Problems: Dating the manuscript to 1016 is definitely pushing the envelope for possible dates based on handwriting. Even scribe B, who corrects the entire manuscript and is under this theory the poet seems to have trouble with the Merovingians passage, and I think the Modthryth passage also looks like the scribe may not have entirely understood that Modthryth was a personal name until after he wrote it (wacky Drout theory; feel free to ignore). The palimpsest page is so difficult to read that much of the interpretation has to rely on conjecture, and different scholars make different conjectures.
General arguments that apply to all "late" datings:
The meter of Beowulf seems much "tighter" than that of the dateably late poems, such as The Battle of Maldon (which obviously cannot date from before the 10th century). There are also a variety of linguistic tests that have been devised to attempt to date poems, the specifics of which I am leaving out due to their technical nature.

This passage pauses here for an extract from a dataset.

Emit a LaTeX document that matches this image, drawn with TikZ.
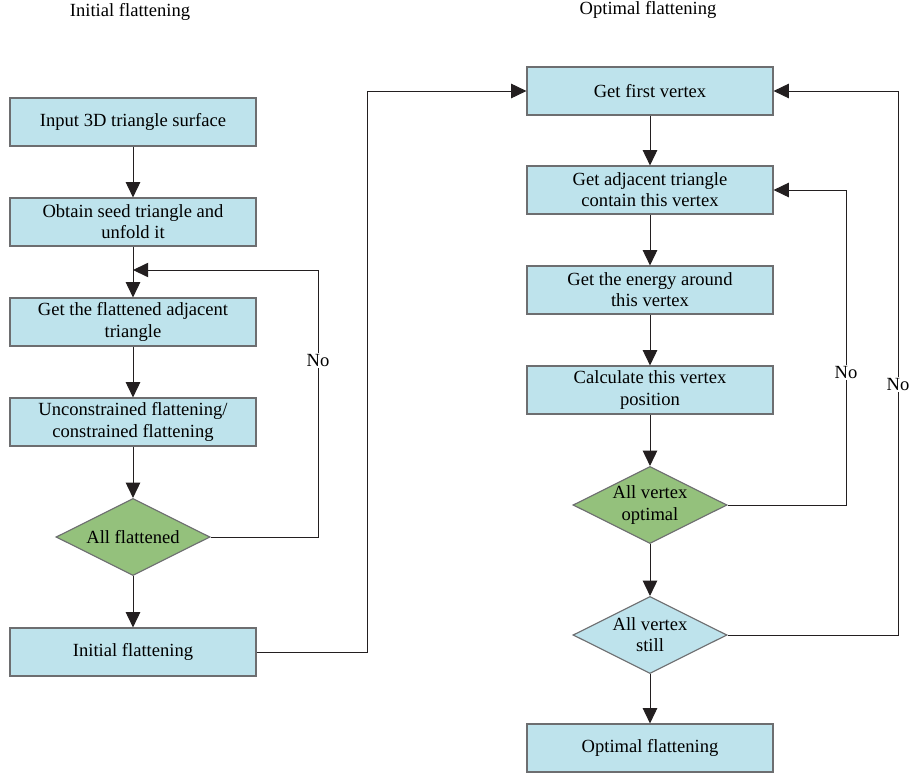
\documentclass[tikz,border=0pt]{standalone}
\usepackage{fontspec}
\setmainfont{Liberation Serif}
\usetikzlibrary{shapes.geometric,arrows.meta}
\definecolor{boxblue}{HTML}{BEE3EC}
\definecolor{boxgreen}{HTML}{94C17C}
\definecolor{linegray}{HTML}{6D6E70}
\definecolor{ink}{HTML}{231F20}
\tikzset{
  stepbox/.style={draw=linegray,fill=boxblue,line width=0.8pt,minimum width=246*0.025cm,
    minimum height=48*0.025cm,align=center,inner sep=0pt,font=\fontsize{13.2}{15}\selectfont},
  test/.style={diamond,draw=linegray,line width=0.8pt,minimum width=154*0.025cm,
    minimum height=77*0.025cm,aspect=2,inner sep=0pt,align=center,font=\fontsize{13.2}{15}\selectfont},
  flow/.style={draw=ink,line width=0.7pt,-{Triangle[length=0.38cm,width=0.36cm]}},
  back/.style={draw=ink,line width=0.7pt},
  lbl/.style={fill=white,inner sep=1pt,font=\fontsize{13.2}{15}\selectfont}
}
\begin{document}
\begin{tikzpicture}[x=0.025cm,y=-0.025cm]
  \useasboundingbox (0,0) rectangle (909,776);
  % titles
  \path (130,12) node[font=\fontsize{13.2}{15}\selectfont] (t1) {Initial flattening};
  \path (648,10) node[font=\fontsize{13.2}{15}\selectfont] (t2) {Optimal flattening};
  % left column
  \node[stepbox] (in) at (133,122) {Input 3D triangle surface};
  \node[stepbox] (seed) at (133,222) {Obtain seed triangle and\\unfold it};
  \node[stepbox] (adj) at (133,322) {Get the flattened adjacent\\triangle};
  \node[stepbox] (unc) at (133,422) {Unconstrained flattening/\\constrained flattening};
  \node[test,fill=boxgreen] (allf) at (133,537) {All flattened};
  \node[stepbox] (init) at (133,652) {Initial flattening};
  % right column
  \node[stepbox] (first) at (650,91) {Get first vertex};
  \node[stepbox] (tri) at (650,190) {Get adjacent triangle\\contain this vertex};
  \node[stepbox] (ener) at (650,290) {Get the energy around\\this vertex};
  \node[stepbox] (pos) at (650,390) {Calculate this vertex\\position};
  \node[test,fill=boxgreen] (opt) at (650,505) {All vertex\\optimal};
  \node[test,fill=boxblue] (still) at (650,635) {All vertex\\still};
  \node[stepbox] (final) at (650,748) {Optimal flattening};
  \coordinate (join) at (133,270);
  % down arrows
  \draw[flow] (in) -- (seed);
  \draw[back] (seed) -- (join);
  \draw[flow] (join) -- (adj);
  \draw[flow] (adj) -- (unc);
  \draw[flow] (unc) -- (allf);
  \draw[flow] (allf) -- (init);
  \draw[flow] (first) -- (tri);
  \draw[flow] (tri) -- (ener);
  \draw[flow] (ener) -- (pos);
  \draw[flow] (pos) -- (opt);
  \draw[flow] (opt) -- (still);
  \draw[flow] (still) -- (final);
  % loops
  \draw[flow] (allf.east) -| (318,270) node[lbl,pos=0.83] {No} -- (join);
  \draw[flow] (init.east) -- (367,652) |- (first.west);
  \draw[flow] (opt.east) -| (846,190) node[lbl,pos=0.71] {No} -- (tri.east);
  \draw[flow] (still.east) -| (898,91) node[lbl,pos=0.73] {No} -- (first.east);
\end{tikzpicture}
\end{document}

Almost all of these tests (and all of them are disputed) seem to point to an early rather than a late date (I should note that the linguistic and metrical tests are often considered to be more reliable than evidence of, say, verbal parallels, but the applicability of any specific linguistic or metrical test is hotly debated).

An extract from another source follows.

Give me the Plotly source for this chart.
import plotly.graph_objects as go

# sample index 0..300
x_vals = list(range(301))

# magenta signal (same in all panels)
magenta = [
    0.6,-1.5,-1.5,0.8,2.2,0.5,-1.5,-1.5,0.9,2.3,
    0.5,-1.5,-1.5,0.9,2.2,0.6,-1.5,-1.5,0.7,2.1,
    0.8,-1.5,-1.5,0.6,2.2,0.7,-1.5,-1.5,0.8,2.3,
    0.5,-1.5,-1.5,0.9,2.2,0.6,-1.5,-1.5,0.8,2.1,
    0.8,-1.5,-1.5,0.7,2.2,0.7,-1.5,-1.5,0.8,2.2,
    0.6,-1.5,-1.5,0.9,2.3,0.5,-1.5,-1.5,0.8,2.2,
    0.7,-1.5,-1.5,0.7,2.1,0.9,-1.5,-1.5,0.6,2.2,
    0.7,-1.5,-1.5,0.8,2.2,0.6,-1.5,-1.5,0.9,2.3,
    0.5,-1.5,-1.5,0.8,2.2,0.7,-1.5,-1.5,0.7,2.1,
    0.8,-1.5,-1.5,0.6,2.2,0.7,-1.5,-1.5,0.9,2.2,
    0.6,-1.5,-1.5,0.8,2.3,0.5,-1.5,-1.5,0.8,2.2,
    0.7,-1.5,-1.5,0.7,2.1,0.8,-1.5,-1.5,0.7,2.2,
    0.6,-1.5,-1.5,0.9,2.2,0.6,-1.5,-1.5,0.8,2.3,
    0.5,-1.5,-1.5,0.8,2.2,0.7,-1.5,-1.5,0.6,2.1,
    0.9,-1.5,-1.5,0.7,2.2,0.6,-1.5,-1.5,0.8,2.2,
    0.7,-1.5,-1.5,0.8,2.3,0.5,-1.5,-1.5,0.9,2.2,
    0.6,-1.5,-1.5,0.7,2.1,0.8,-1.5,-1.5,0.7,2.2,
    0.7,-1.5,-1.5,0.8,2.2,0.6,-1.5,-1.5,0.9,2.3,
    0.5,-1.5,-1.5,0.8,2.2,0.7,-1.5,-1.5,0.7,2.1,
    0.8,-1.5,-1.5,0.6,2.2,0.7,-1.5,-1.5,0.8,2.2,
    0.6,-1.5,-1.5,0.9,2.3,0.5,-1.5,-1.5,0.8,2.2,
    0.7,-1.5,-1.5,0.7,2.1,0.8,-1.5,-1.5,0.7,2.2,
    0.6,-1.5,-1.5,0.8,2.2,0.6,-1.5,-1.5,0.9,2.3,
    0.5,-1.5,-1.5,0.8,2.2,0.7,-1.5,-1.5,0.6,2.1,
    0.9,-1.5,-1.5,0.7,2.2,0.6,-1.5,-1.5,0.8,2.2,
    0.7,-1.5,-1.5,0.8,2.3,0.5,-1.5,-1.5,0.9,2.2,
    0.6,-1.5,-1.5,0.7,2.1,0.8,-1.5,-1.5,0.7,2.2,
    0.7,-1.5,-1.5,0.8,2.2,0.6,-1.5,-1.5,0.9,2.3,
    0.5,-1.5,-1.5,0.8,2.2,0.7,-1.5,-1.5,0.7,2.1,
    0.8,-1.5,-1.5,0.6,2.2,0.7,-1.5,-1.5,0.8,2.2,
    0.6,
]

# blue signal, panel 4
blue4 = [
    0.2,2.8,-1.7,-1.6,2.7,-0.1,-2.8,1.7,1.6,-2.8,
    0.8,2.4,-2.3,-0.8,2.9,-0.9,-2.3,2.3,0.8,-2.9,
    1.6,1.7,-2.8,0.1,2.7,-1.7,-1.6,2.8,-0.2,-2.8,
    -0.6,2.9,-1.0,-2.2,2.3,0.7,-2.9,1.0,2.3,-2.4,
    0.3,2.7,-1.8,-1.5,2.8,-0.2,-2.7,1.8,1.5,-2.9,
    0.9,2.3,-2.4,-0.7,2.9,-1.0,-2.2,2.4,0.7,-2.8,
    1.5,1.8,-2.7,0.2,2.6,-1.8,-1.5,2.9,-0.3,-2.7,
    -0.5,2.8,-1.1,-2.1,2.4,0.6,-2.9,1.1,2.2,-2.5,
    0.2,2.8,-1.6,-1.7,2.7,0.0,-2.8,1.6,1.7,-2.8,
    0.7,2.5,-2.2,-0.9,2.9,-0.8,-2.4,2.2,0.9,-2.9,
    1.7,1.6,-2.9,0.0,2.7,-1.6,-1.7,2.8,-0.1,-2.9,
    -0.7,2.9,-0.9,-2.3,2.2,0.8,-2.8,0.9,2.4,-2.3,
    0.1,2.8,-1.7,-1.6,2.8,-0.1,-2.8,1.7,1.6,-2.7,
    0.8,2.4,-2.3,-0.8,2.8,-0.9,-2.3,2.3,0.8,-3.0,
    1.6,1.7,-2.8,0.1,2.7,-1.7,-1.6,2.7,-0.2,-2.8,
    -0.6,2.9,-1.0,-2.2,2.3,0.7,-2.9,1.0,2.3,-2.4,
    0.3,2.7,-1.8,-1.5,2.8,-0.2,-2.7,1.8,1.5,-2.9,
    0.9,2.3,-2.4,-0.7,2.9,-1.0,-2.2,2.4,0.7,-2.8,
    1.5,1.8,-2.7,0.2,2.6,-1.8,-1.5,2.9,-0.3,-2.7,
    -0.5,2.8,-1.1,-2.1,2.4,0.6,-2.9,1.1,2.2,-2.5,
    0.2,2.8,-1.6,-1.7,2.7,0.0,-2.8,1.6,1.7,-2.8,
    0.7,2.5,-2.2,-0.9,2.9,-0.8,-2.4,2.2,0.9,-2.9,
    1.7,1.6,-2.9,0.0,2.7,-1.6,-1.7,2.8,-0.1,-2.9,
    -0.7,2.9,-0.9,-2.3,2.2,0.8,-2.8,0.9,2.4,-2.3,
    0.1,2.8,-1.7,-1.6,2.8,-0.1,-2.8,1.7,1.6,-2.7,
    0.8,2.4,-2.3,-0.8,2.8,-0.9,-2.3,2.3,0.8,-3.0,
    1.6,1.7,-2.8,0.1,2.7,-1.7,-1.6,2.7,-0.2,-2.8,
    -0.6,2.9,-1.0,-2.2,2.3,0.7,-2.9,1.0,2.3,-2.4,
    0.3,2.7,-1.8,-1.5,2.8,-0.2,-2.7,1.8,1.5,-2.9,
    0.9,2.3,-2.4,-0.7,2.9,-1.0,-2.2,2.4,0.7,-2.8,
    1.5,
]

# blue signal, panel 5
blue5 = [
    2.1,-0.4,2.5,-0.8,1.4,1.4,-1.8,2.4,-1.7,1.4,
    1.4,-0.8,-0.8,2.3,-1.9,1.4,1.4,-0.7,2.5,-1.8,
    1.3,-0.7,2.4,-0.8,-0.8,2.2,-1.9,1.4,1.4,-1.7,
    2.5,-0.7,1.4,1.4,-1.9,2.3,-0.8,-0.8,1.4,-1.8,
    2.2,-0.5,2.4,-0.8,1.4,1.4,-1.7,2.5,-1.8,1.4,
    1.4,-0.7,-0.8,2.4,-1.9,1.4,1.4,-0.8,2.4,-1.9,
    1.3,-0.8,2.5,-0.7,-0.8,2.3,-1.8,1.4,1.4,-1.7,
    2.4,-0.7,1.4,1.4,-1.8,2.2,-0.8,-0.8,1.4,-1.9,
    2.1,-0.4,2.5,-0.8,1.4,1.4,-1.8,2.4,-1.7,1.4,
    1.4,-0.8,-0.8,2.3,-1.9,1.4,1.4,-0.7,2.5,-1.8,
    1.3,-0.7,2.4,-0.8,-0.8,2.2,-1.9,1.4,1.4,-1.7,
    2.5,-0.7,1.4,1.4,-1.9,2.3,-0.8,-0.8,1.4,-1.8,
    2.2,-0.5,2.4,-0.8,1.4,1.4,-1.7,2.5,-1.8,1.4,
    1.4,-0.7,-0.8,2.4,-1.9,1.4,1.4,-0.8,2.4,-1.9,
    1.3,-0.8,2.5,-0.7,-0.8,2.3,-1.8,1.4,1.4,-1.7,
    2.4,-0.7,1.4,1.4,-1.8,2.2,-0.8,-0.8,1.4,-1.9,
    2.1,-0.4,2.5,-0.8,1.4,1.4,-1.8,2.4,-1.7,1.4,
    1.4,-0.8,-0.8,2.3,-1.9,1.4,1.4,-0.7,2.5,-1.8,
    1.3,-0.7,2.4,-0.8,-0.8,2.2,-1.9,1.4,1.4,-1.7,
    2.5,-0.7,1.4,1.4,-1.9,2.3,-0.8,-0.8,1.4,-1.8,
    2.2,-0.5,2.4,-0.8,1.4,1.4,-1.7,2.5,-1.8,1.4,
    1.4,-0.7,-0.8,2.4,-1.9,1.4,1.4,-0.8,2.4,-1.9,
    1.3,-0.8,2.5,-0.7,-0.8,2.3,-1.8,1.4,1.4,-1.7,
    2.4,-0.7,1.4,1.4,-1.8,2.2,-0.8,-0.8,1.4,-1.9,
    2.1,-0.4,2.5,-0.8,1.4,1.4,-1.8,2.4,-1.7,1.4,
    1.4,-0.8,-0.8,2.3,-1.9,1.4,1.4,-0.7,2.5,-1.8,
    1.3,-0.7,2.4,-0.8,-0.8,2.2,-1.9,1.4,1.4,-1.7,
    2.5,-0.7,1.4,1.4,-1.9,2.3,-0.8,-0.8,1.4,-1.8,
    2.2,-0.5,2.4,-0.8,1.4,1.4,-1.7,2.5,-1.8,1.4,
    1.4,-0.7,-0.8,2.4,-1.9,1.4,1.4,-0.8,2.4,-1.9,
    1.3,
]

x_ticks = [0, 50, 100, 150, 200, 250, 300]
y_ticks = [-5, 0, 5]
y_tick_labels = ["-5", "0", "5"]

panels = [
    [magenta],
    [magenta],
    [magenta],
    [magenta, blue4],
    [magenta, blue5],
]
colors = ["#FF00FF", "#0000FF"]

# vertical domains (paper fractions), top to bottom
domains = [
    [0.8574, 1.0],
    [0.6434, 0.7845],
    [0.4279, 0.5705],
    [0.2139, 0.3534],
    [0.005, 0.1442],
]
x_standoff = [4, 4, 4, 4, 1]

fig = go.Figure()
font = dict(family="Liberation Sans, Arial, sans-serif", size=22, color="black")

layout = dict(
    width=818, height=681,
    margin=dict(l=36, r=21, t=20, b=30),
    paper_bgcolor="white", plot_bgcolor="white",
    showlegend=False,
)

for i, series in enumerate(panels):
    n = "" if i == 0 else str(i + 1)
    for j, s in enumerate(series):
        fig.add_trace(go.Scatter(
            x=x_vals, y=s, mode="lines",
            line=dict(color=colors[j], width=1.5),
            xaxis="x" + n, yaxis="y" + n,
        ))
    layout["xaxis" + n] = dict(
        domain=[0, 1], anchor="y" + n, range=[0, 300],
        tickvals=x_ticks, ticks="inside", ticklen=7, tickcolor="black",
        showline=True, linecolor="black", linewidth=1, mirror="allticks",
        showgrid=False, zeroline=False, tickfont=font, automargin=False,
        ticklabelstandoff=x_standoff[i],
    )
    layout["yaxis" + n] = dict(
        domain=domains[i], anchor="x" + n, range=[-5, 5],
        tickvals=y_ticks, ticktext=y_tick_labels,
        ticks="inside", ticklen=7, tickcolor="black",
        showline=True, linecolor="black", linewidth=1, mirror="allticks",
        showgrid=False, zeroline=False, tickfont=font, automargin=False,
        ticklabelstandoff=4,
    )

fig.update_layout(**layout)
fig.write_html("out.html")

Additionally, a number of scholars, including J.R.R. Tolkien (whose unargued hunches are worth taking very seriously) think Beowulf is more like the poem Exodus than it is any other Old English poem (this is obviously subjective), even though Andreas actually has a number of lines or formulae that are also found in Beowulf. Exodus is usually considered, on the basis of language and meter, to be an "old" poem (even though it too exists only in a 10th-century manuscript). It also seems as if the Exodus scribe was having great difficulty understanding his exemplar. This difficulty could be explained if the exemplar for Exodus was in an older form of the language, unfamiliar to the 10th-century scribe of Exodus (on the other hand, Emily Thornbury has recently argued that Christ and Satanalso in the Junius manuscript, might be the mess it is due to a poet copying from a damaged exemplar). So even if we do not accept the linguistic-chronology tests (like Kaluza's Law or various rules about spelling) as giving us accurate information about what century a manuscript was copied, we could perhaps use general, holistic comparison. There are obvious problems with this approach (hunches are hunches and guesses are guesses), but it is also the case that we are dealing with a literary artifact, so that intuition and holistic analysis may count for something.

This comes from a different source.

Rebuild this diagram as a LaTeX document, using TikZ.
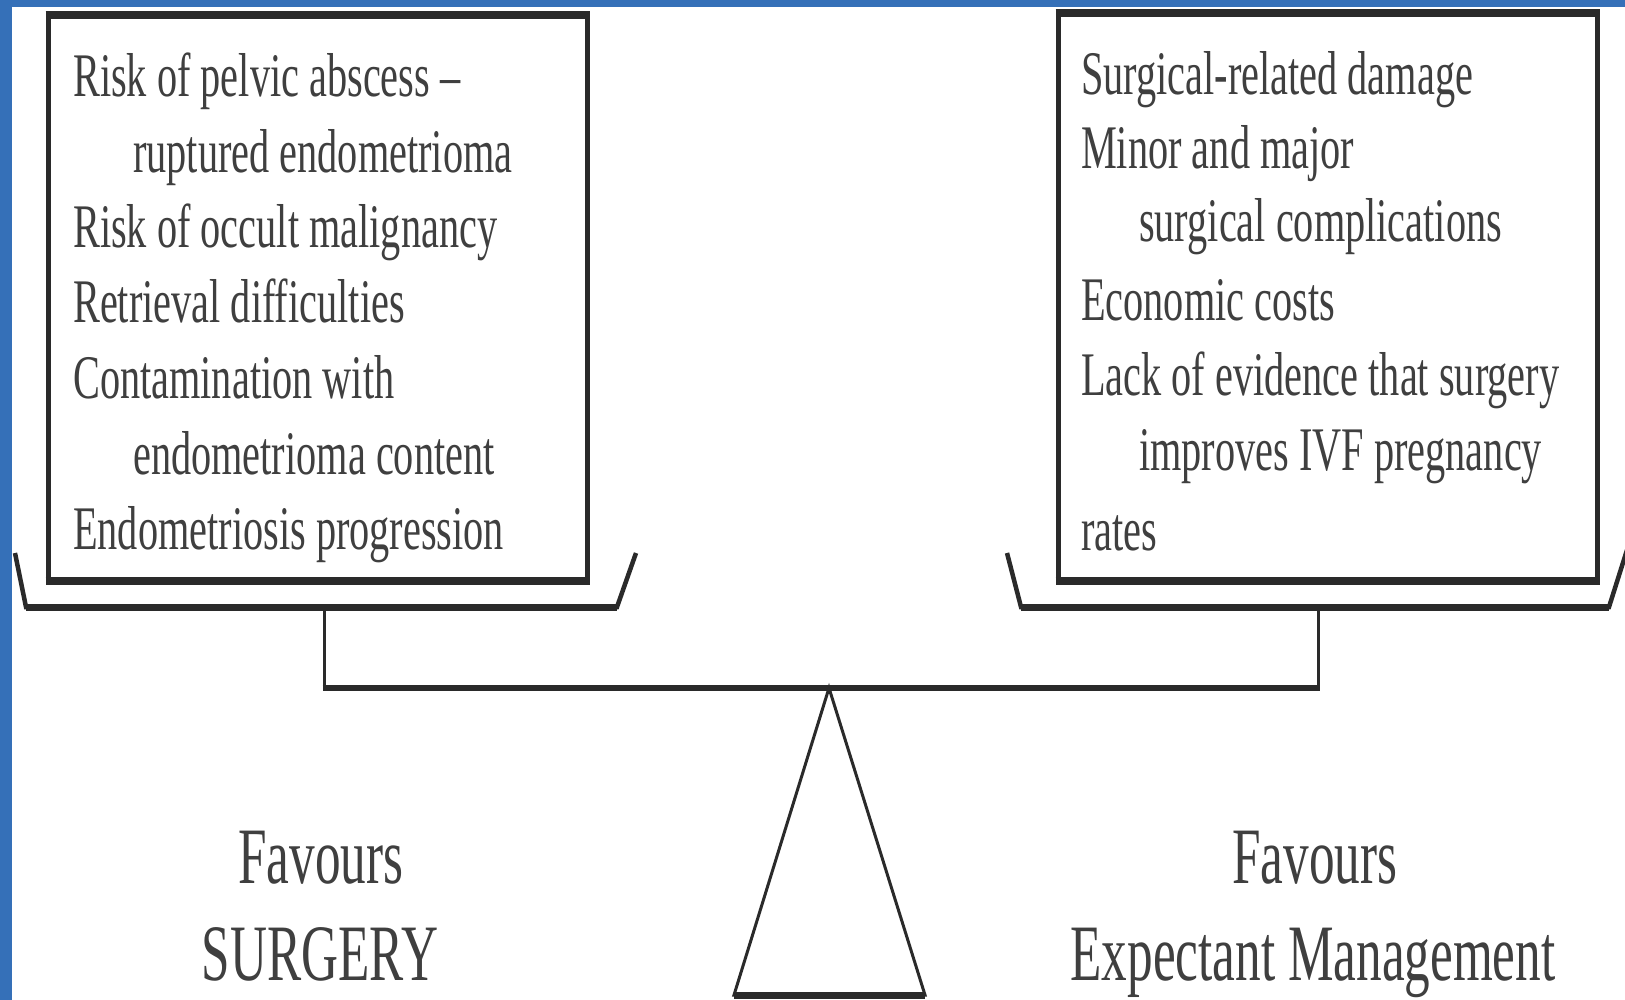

Finally, the strongest support for late dating always seems to revolve around the manuscript. We do know when it was copied (within 50 years), and, if we do not want to accept some kind of composite authorship (i.e., parts of Beowulf are early and parts are late), we keep coming back to the manuscript, as it is, and its obvious relationships (which are with tenth-century texts). The problem here is that the vast majority of Anglo-Saxon manuscripts were copied in the tenth century, and we know for certain that many of these are copies or translations of much earlier texts, so a tenth-century copy does not prove a tenth-century date of composition.